ZAPU president Dumiso Dabengwa yesterday said there was a danger that soldiers might end up forming a parallel government if they are allowed to continue dabbling in politics.

Dumisani Sibanda

Addressing about 400 people at a rally at Rutendo Hall in Mufakose, Harare, during the launch of Zapu’s manifesto in the northern region, Dabengwa, who is a presidential candidate in the forthcoming polls, said reports that soldiers have been deployed in some areas were worrying.

“We don’t understand this,” Dabengwa said. “Why are they being deployed? They should not be involved in politics. They (soldiers) are not for any political party. We should not corrupt and divert them from carrying out their constitutional mandate of defending the country and its people.

“Defend everyone. They are being deployed for what purpose?

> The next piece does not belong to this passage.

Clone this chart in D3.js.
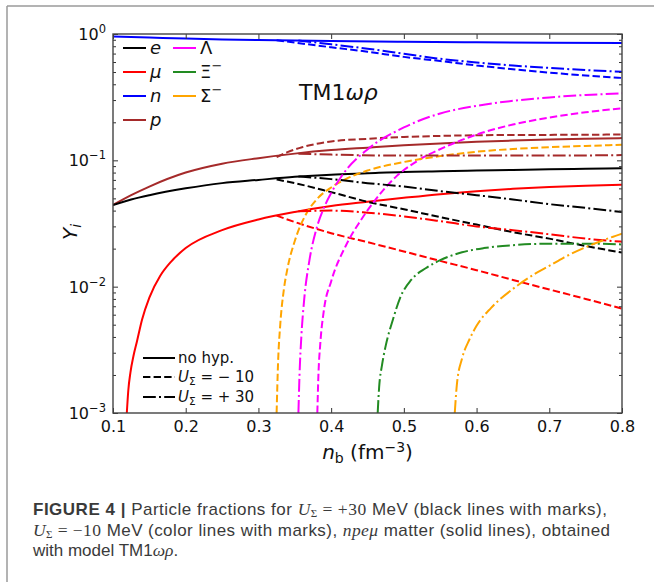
<!DOCTYPE html>
<html><head><meta charset="utf-8">
<script src="https://cdn.jsdelivr.net/npm/d3@7"></script>
<style>body{margin:0;background:#fff} svg{display:block}</style>
</head><body>
<svg id="c" width="654" height="582"></svg>
<script>
// ---------- data ----------
const xTicks = [0.1, 0.2, 0.3, 0.4, 0.5, 0.6, 0.7, 0.8];
const yTicks = [1e-3, 1e-2, 1e-1, 1];
const yTickExp = ["\u22123", "\u22122", "\u22121", "0"];
const species = ["e", "\u03bc", "n", "p", "\u039b", "\u039e", "\u03a3"];
const speciesColors = ["#000000", "#ff0000", "#0000ff", "#a52a2a", "#ff00ff", "#228b22", "#ffa500"];
const styleNames = ["no hyp.", "U=-10", "U=+30"];

// no hyperons (npe mu matter)
const e_noHyp = [[0.1,0.0443],[0.125,0.049],[0.15,0.053],[0.2,0.060],[0.25,0.066],[0.3,0.070],[0.35,0.074],[0.4,0.077],[0.45,0.079],[0.5,0.081],[0.55,0.082],[0.6,0.083],[0.65,0.084],[0.7,0.085],[0.75,0.0857],[0.8,0.0864]];
const mu_noHyp = [[0.119,0.001],[0.121,0.0015],[0.124,0.0021],[0.128,0.0028],[0.133,0.0037],[0.14,0.0055],[0.15,0.0082],[0.165,0.0122],[0.18,0.0158],[0.2,0.0202],[0.25,0.028],[0.3,0.034],[0.35,0.039],[0.4,0.0435],[0.45,0.047],[0.5,0.0505],[0.55,0.054],[0.6,0.057],[0.65,0.0595],[0.7,0.0615],[0.75,0.063],[0.8,0.064]];
const p_noHyp = [[0.1,0.0443],[0.125,0.053],[0.15,0.062],[0.2,0.080],[0.25,0.094],[0.3,0.104],[0.35,0.113],[0.4,0.1205],[0.45,0.126],[0.5,0.1315],[0.55,0.136],[0.6,0.140],[0.65,0.1435],[0.7,0.1465],[0.75,0.1485],[0.8,0.150]];
const n_noHyp = [[0.1,0.956],[0.15,0.938],[0.2,0.920],[0.25,0.906],[0.3,0.896],[0.35,0.887],[0.4,0.879],[0.5,0.868],[0.6,0.860],[0.7,0.853],[0.8,0.850]];

// U_Sigma = -10 MeV (dashed)
const e_m10 = [[0.325,0.0705],[0.35,0.066],[0.4,0.056],[0.45,0.047],[0.5,0.041],[0.55,0.0355],[0.6,0.031],[0.65,0.027],[0.7,0.024],[0.75,0.021],[0.8,0.0186]];
const mu_m10 = [[0.325,0.0365],[0.35,0.0325],[0.4,0.0265],[0.45,0.0225],[0.5,0.019],[0.55,0.016],[0.6,0.0135],[0.65,0.0113],[0.7,0.0095],[0.75,0.008],[0.8,0.0067]];
const p_m10 = [[0.325,0.106],[0.34,0.116],[0.36,0.127],[0.38,0.135],[0.4,0.141],[0.45,0.148],[0.5,0.153],[0.55,0.156],[0.6,0.158],[0.7,0.159],[0.8,0.160]];
const n_m10 = [[0.325,0.894],[0.35,0.855],[0.4,0.785],[0.45,0.724],[0.5,0.659],[0.55,0.611],[0.6,0.564],[0.65,0.526],[0.7,0.495],[0.75,0.469],[0.8,0.449]];
const lam_m10 = [[0.381,0.001],[0.3825,0.002],[0.385,0.0035],[0.39,0.0065],[0.4,0.011],[0.42,0.021],[0.44,0.033],[0.46,0.048],[0.49,0.075],[0.52,0.1],[0.56,0.13],[0.6,0.16],[0.65,0.192],[0.7,0.218],[0.75,0.24],[0.8,0.258]];
const sig_m10 = [[0.325,0.001],[0.327,0.0025],[0.33,0.005],[0.335,0.0095],[0.34,0.014],[0.35,0.023],[0.366,0.038],[0.38,0.049],[0.4,0.061],[0.42,0.071],[0.45,0.083],[0.5,0.097],[0.55,0.108],[0.6,0.117],[0.65,0.123],[0.7,0.127],[0.75,0.130],[0.8,0.133]];

// U_Sigma = +30 MeV (dash-dot)
const e_p30 = [[0.355,0.0745],[0.4,0.071],[0.45,0.066],[0.5,0.062],[0.55,0.057],[0.6,0.053],[0.65,0.049],[0.7,0.045],[0.75,0.042],[0.8,0.039]];
const mu_p30 = [[0.355,0.0395],[0.4,0.040],[0.45,0.0385],[0.5,0.036],[0.55,0.033],[0.6,0.030],[0.65,0.028],[0.7,0.026],[0.75,0.024],[0.8,0.0227]];
const p_p30 = [[0.355,0.113],[0.4,0.111],[0.5,0.109],[0.6,0.109],[0.7,0.109],[0.8,0.110]];
const n_p30 = [[0.355,0.887],[0.4,0.829],[0.45,0.765],[0.5,0.698],[0.55,0.636],[0.6,0.595],[0.65,0.563],[0.7,0.539],[0.75,0.518],[0.8,0.503]];
const lam_p30 = [[0.355,0.001],[0.3565,0.002],[0.359,0.004],[0.363,0.008],[0.37,0.016],[0.38,0.029],[0.39,0.042],[0.4,0.055],[0.42,0.083],[0.45,0.122],[0.5,0.182],[0.55,0.235],[0.6,0.27],[0.65,0.296],[0.7,0.315],[0.75,0.329],[0.8,0.339]];
const xi_p30 = [[0.464,0.001],[0.466,0.0016],[0.47,0.0024],[0.475,0.0034],[0.485,0.0055],[0.495,0.0082],[0.51,0.0113],[0.53,0.014],[0.55,0.0162],[0.58,0.0187],[0.61,0.0202],[0.65,0.0213],[0.7,0.0219],[0.75,0.0219],[0.8,0.0216]];
const sig_p30 = [[0.570,0.001],[0.573,0.0017],[0.58,0.0027],[0.59,0.0038],[0.6,0.0049],[0.62,0.0068],[0.65,0.0096],[0.68,0.0126],[0.7,0.0146],[0.72,0.017],[0.75,0.0205],[0.78,0.024],[0.8,0.0263]];

// ---------- drawing ----------
const dashes = {"no hyp.": null, "U=-10": "7.4,3.2", "U=+30": "12.8,3.2,2,3.2"};
const series = [
  {d: n_noHyp, c: 2, s: "no hyp."}, {d: p_noHyp, c: 3, s: "no hyp."}, {d: e_noHyp, c: 0, s: "no hyp."}, {d: mu_noHyp, c: 1, s: "no hyp."},
  {d: n_m10, c: 2, s: "U=-10"}, {d: p_m10, c: 3, s: "U=-10"}, {d: e_m10, c: 0, s: "U=-10"}, {d: mu_m10, c: 1, s: "U=-10"},
  {d: lam_m10, c: 4, s: "U=-10"}, {d: sig_m10, c: 6, s: "U=-10"},
  {d: n_p30, c: 2, s: "U=+30"}, {d: p_p30, c: 3, s: "U=+30"}, {d: e_p30, c: 0, s: "U=+30"}, {d: mu_p30, c: 1, s: "U=+30"},
  {d: lam_p30, c: 4, s: "U=+30"}, {d: xi_p30, c: 5, s: "U=+30"}, {d: sig_p30, c: 6, s: "U=+30"}
];

const svg = d3.select("#c");
const FONT = "DejaVu Sans";
const L = 113, R = 622, T = 34, B = 413;

// outer figure frame
svg.append("line").attr("x1", 7).attr("y1", 6).attr("x2", 654).attr("y2", 6).attr("stroke", "#9a9a9a").attr("stroke-width", 1.5);
svg.append("line").attr("x1", 7).attr("y1", 6).attr("x2", 7).attr("y2", 582).attr("stroke", "#9a9a9a").attr("stroke-width", 1.5);

const x = d3.scaleLinear().domain([0.1, 0.8]).range([L, R]);
const y = d3.scaleLog().domain([1e-3, 1]).range([B, T]);

svg.append("defs").append("clipPath").attr("id", "clip")
  .append("rect").attr("x", L).attr("y", T).attr("width", R - L).attr("height", B - T);

const line = d3.line().x(d => x(d[0])).y(d => y(d[1])).curve(d3.curveMonotoneX);
const gLines = svg.append("g").attr("clip-path", "url(#clip)");
series.forEach(s => {
  gLines.append("path").attr("d", line(s.d)).attr("fill", "none")
    .attr("stroke", speciesColors[s.c]).attr("stroke-width", 2)
    .attr("stroke-dasharray", dashes[s.s]);
});

// axes
const minor = [];
[1e-3, 1e-2, 1e-1].forEach(d => { for (let k = 2; k <= 9; k++) minor.push(d * k); });

function styleAxis(g) {
  g.select(".domain").remove();
  g.selectAll(".tick line").attr("stroke", "#333").attr("stroke-width", 1);
}
svg.append("g").attr("transform", `translate(0,${B})`)
  .call(d3.axisBottom(x).tickValues(xTicks).tickFormat(d3.format(".1f")).tickSize(-5).tickPadding(8))
  .call(styleAxis)
  .selectAll("text").attr("font-family", FONT).attr("font-size", 16).attr("fill", "#111");
svg.append("g").attr("transform", `translate(0,${T})`)
  .call(d3.axisTop(x).tickValues(xTicks).tickFormat("").tickSize(-5)).call(styleAxis);

svg.append("g").attr("transform", `translate(${L},0)`)
  .call(d3.axisLeft(y).tickValues(yTicks).tickFormat("").tickSize(-5)).call(styleAxis);
svg.append("g").attr("transform", `translate(${L},0)`)
  .call(d3.axisLeft(y).tickValues(minor).tickFormat("").tickSize(-3)).call(styleAxis);
svg.append("g").attr("transform", `translate(${R},0)`)
  .call(d3.axisRight(y).tickValues(yTicks).tickFormat("").tickSize(-5)).call(styleAxis);
svg.append("g").attr("transform", `translate(${R},0)`)
  .call(d3.axisRight(y).tickValues(minor).tickFormat("").tickSize(-3)).call(styleAxis);

yTicks.forEach((v, i) => {
  const t = svg.append("text").attr("x", L - 7).attr("y", y(v) + 6)
    .attr("text-anchor", "end").attr("font-family", FONT).attr("font-size", 16).attr("fill", "#111");
  t.append("tspan").text("10");
  t.append("tspan").attr("dy", -7).attr("font-size", 11.5).text(yTickExp[i]);
});

// spines
svg.append("rect").attr("x", L).attr("y", T).attr("width", R - L).attr("height", B - T)
  .attr("fill", "none").attr("stroke", "#444").attr("stroke-width", 1.4);

// axis labels
const xl = svg.append("text").attr("x", (L + R) / 2).attr("y", 459).attr("text-anchor", "middle")
  .attr("font-family", FONT).attr("font-size", 20).attr("fill", "#111");
xl.append("tspan").attr("font-style", "italic").text("n");
xl.append("tspan").attr("dy", 4).attr("font-size", 14).text("b");
xl.append("tspan").attr("dy", -4).text(" (fm");
xl.append("tspan").attr("dy", -7).attr("font-size", 14).text("\u22123");
xl.append("tspan").attr("dy", 7).text(")");

const yl = svg.append("text").attr("transform", `translate(77,232) rotate(-90)`)
  .attr("text-anchor", "middle").attr("font-family", FONT).attr("font-size", 20).attr("fill", "#111");
yl.append("tspan").attr("font-style", "italic").text("Y");
yl.append("tspan").attr("dy", 4).attr("font-size", 14).attr("font-style", "italic").text("i");

// model label
const ml = svg.append("text").attr("x", 299).attr("y", 100).attr("font-family", FONT).attr("font-size", 22).attr("fill", "#111");
ml.append("tspan").text("TM1");
ml.append("tspan").attr("font-style", "italic").text("\u03c9\u03c1");

// species legend
const legPos = [[123, 48], [123, 72], [123, 96], [123, 120], [173, 48], [173, 72], [173, 96]];
species.forEach((sp, i) => {
  const [lx, ly] = legPos[i];
  svg.append("line").attr("x1", lx).attr("x2", lx + 23).attr("y1", ly).attr("y2", ly)
    .attr("stroke", speciesColors[i]).attr("stroke-width", 2);
  const t = svg.append("text").attr("x", lx + 27).attr("y", ly + 6).attr("font-family", FONT)
    .attr("font-size", 18).attr("fill", "#111");
  if (i < 4) t.append("tspan").attr("font-style", "italic").text(sp);
  else {
    t.append("tspan").text(sp);
    if (i > 4) t.append("tspan").attr("dy", -8).attr("font-size", 13).text("\u2212");
  }
});

// line-style legend
const styleY = [358, 377, 397];
styleNames.forEach((s, i) => {
  svg.append("line").attr("x1", 143).attr("x2", 175).attr("y1", styleY[i]).attr("y2", styleY[i])
    .attr("stroke", "#000").attr("stroke-width", 2).attr("stroke-dasharray", dashes[s]);
  const t = svg.append("text").attr("x", 178).attr("y", styleY[i] + 5).attr("font-family", FONT)
    .attr("font-size", 15).attr("fill", "#111");
  if (i === 0) t.text("no hyp.");
  else {
    t.append("tspan").attr("font-style", "italic").text("U");
    t.append("tspan").attr("dy", 3).attr("font-size", 10.5).text("\u03a3");
    t.append("tspan").attr("dy", -3).text(i === 1 ? " = \u2212 10" : " = + 30");
  }
});

// caption
const CAP = "Liberation Sans", SER = "Liberation Serif";
const capColor = "#3a3a3a";
function capLine(yy, len) {
  const t = svg.append("text").attr("x", 33).attr("y", yy).attr("font-family", CAP).attr("font-size", 17).attr("fill", capColor);
  if (len) t.attr("textLength", len).attr("lengthAdjust", "spacing");
  return t;
}
function uSigma(t, rest) {
  t.append("tspan").attr("font-family", SER).attr("font-style", "italic").attr("font-size", 17.5).text("U");
  t.append("tspan").attr("font-family", SER).attr("font-size", 11).attr("dy", 2).text("\u03a3");
  t.append("tspan").attr("font-family", SER).attr("font-size", 17.5).attr("dy", -2).text(rest);
}
const c1 = capLine(515, 574);
c1.append("tspan").attr("font-weight", "bold").text("FIGURE 4");
c1.append("tspan").attr("font-weight", "bold").text(" | ");
c1.append("tspan").text("Particle fractions for ");
uSigma(c1, " = +30");
c1.append("tspan").text(" MeV (black lines with marks),");

const c2 = capLine(536, 577);
uSigma(c2, " = \u221210");
c2.append("tspan").text(" MeV (color lines with marks), ");
c2.append("tspan").attr("font-family", SER).attr("font-style", "italic").attr("font-size", 17.5).text("npe\u03bc");
c2.append("tspan").text(" matter (solid lines), obtained");

const c3 = capLine(556, null);
c3.append("tspan").text("with model TM1");
c3.append("tspan").attr("font-family", SER).attr("font-style", "italic").attr("font-size", 17.5).text("\u03c9\u03c1");
c3.append("tspan").text(".");
</script>
</body></html>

We hear in some areas they have been seen distributing Zanu PF T-shirts. We will end up like Egypt where a civilian government is run under the threat of the army and that does not augur well for our country.”

Dabengwa said the failure to implement security sector and media reforms as well as removal of laws like the Public Order and Security Act that was being used to block some rallies meant the elections would not be “free and fair”, but his party would soldier on despite the circumstances.

“As long as those issues which are in the (Sadc) roadmap towards a free and fair election are not implemented, where we still have a Zimbabwe Electoral Commission (Zec) which is still under people who are partisan to certain parties, we will not have a free and fair election,” he said.

“In one district, we understand a Zec official was going around saying Dumiso Dabengwa and Welshman Ncube have stepped down as presidential candidates, so vote for Morgan Tsvangirai for President.”

Dabengwa castigated some former freedom fighters for holding Zimbabweans to ransom by claiming they were the ones “who brought independence”.

“Virtually, everyone one, in one way or the other, contributed to the liberation of the country. There were women who cooked for the boys (freedom fighters), there were those who bought clothes for the boys . . . some recruited the fighters,” he said.

He said his party wanted the “chaotic” land reform programme to be revisited with recommendations for the productive use of the resource as contained in such reports like the (Mandivamba) Rukuni and (Charles) Utete commissions on land implemented.

“Government money was spent to set up and facilitate the work of these commissions and their reports were merely shelved away,” Dabengwa said.

He said Zapu wanted an independent Anti-Corruption Commission to stop the vice in both the private and public sector.

Among the Zapu leaders who attended the rally was the party’s secretary-general Ralph Mguni, who has been operating from the United Kingdom.